In Italia siamo abbondantemente al di là del punto ottimale di pressione fiscale, per cui un qualsiasi aumento di essa provocherebbe una diminuzione del gettito e non una sua crescita. Anche qui sembra che l’economista dell’ISTAT ignori le difficoltà di molte piccole e medie imprese nell’avere quei margini di profitto che permettano loro di continuare l’attività e che un aumento della tassazione sugli immobili porterebbe alla chiusura, o che l’aumento del prezzo finale dei loro beni porrebbe fuori mercato, con in ambedue i casi, perdita di posti di lavoro ed in ultima analisi appunto di gettito fiscale.

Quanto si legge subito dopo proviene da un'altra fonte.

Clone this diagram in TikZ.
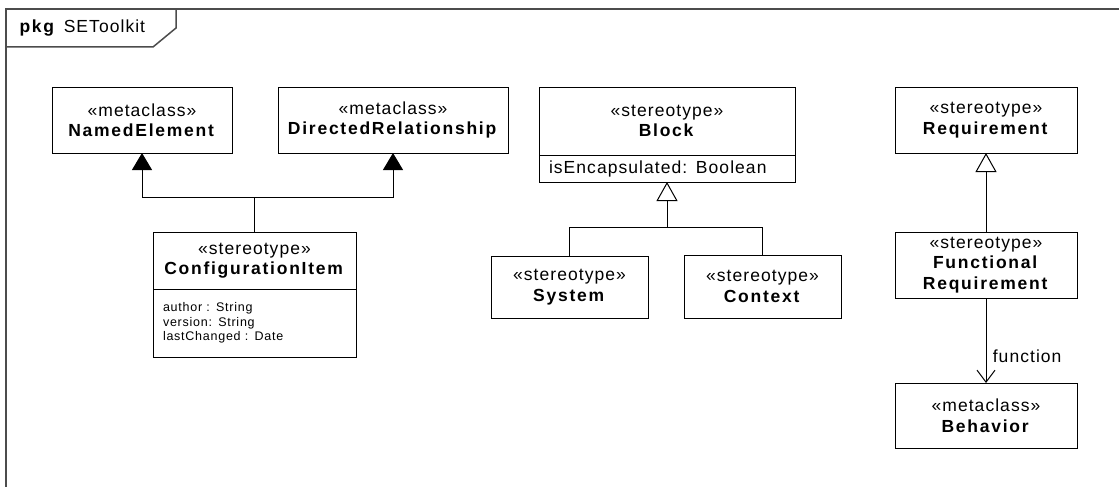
\documentclass[tikz,border=0pt]{standalone}
\usepackage{fontspec}
\setmainfont{Liberation Sans}[LetterSpace=6, BoldFeatures={LetterSpace=10}]
\usetikzlibrary{arrows.meta}

\begin{document}
\begin{tikzpicture}[x=1pt, y=-1pt,
    every node/.style={font=\fontsize{17.5}{20.5}\selectfont},
    umlbox/.style={draw, line width=1pt, align=center, inner sep=0pt, outer sep=0pt},
    attrbox/.style={draw, line width=1pt, align=left, inner xsep=10pt, inner ysep=0pt, outer sep=0pt, anchor=north},
    frame/.style={draw=black!70, line width=1.5pt},
    link/.style={line width=1pt},
    extendsto/.style={link, -{Triangle[length=17pt, width=20pt]}},
    generalizes/.style={link, -{Triangle[open, length=19pt, width=21pt, fill=white]}},
    assoc/.style={link, -{Straight Barb[length=12pt, width=18pt]}}]

    \useasboundingbox (0,0) rectangle (1119,487);

    % package frame and its tab
    \draw[frame] (6,487) -- (6,9) -- (1119,9);
    \draw[frame] (6,47) -- (153,47) -- (176,28) -- (176,9);
    \node[anchor=west] (pkglabel) at (16,28) {\textbf{pkg}\hspace{0.45em}SEToolkit};

    % metaclasses and configuration item
    \node[umlbox, minimum width=180pt, minimum height=66pt] (namedel) at (142,120)
        {«metaclass»\\\textbf{NamedElement}};
    \node[umlbox, minimum width=230pt, minimum height=66pt] (dirrel) at (393,120)
        {«metaclass»\\\textbf{DirectedRelationship}};
    \node[umlbox, minimum width=203pt, minimum height=57pt] (cfgitem) at (254.5,260.5)
        {«stereotype»\\\textbf{ConfigurationItem}};
    \node[attrbox, text width=183pt, minimum height=68pt, font=\fontsize{12.5}{14.6}\selectfont] (cfgattr) at (cfgitem.south)
        {author : String\\version: String\\lastChanged : Date};

    \coordinate (cfgbus) at (254.5,197);
    \draw[link] (cfgitem.north) -- (cfgbus);
    \draw[extendsto] (cfgbus) -| (namedel.south);
    \draw[extendsto] (cfgbus) -| (dirrel.south);

    % block and its specializations
    \node[umlbox, minimum width=256pt, minimum height=68pt] (block) at (667,121)
        {«stereotype»\\\textbf{Block}};
    \node[attrbox, text width=236pt, minimum height=27pt] (blockattr) at (block.south)
        {isEncapsulated: Boolean};
    \node[umlbox, minimum width=157pt, minimum height=62pt] (system) at (569.5,287)
        {«stereotype»\\\textbf{System}};
    \node[umlbox, minimum width=157pt, minimum height=63pt] (context) at (762.5,286.5)
        {«stereotype»\\\textbf{Context}};

    \coordinate (blockbus) at (667,227);
    \draw[link] (system.north) |- (blockbus);
    \draw[link] (context.north) |- (blockbus);
    \draw[generalizes] (blockbus) -- (blockattr.south);

    % requirements
    \node[umlbox, minimum width=182pt, minimum height=66pt] (req) at (986,120)
        {«stereotype»\\\textbf{Requirement}};
    \node[umlbox, minimum width=182pt, minimum height=66pt] (funcreq) at (986,265)
        {«stereotype»\\\textbf{Functional}\\\textbf{Requirement}};
    \node[umlbox, minimum width=182pt, minimum height=65pt] (behavior) at (986,415.5)
        {«metaclass»\\\textbf{Behavior}};

    \draw[generalizes] (funcreq.north) -- (req.south);
    \draw[assoc] (funcreq.south) -- (behavior.north)
        node[pos=0.69, right=3pt] (funclabel) {function};
\end{tikzpicture}
\end{document}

Ma c’è anche un ultimo aspetto che va evidenziato, l’ennesima dimostrazione di quanto si ignorano le basi del nostro essere italiani: la proposta Montella è palesemente in violazione del dettato costituzionale ed antidemocratica. Come già accennato i nostri costituenti ebbero ben presente il problema dell’equità sociale della tassazione, come momento partecipativo al funzionamento della macchina pubblica attraverso il contribuio di tutti i cittadini, secondo le loro possibilità, e posero alla base dell’imposizione fiscale due principi: la capacità contributiva e il principio della progressività (art. 53 Cost.). La proposta Montella viola ambedue questi principi: la capacità contributiva, poiché le tasse indirette non tengono conto del reddito e hanno un costo fisso che grava di più sul meno abbiente; la progressività, perché sono appunto all’opposto regressive o al limite proporzionali, ma di certo non pesano in maniera maggiore sui più abbienti, con quell’effetto redistributivo che solo garantisce equità e uguaglianza, principi che sono alla base della nostra democrazia.

Spiace che per la foga di far quadrare i conti in maniera freddamente contabile la Montella, esponente di un movimento che fa della giustizia sociale e della difesa del cittadino comune la sua bandiera non si sia accorta di essersi posta in linea con i poteri finanziari che gestiscono l’Europa contro l’interesse dei cittadini e che vorrebbero trasformare l’Italia nella prossima Grecia: uno Stato interamente da privatizzare. Forse il fatto di essere diventata docente a contratto con un lauto stipendio l’ha un po’ allontanata dalla durezza del vivere auspicata (per gli altri) da Padoa Schioppa e che attualmente purtroppo permea l’esistenza di gran parte degli italiani.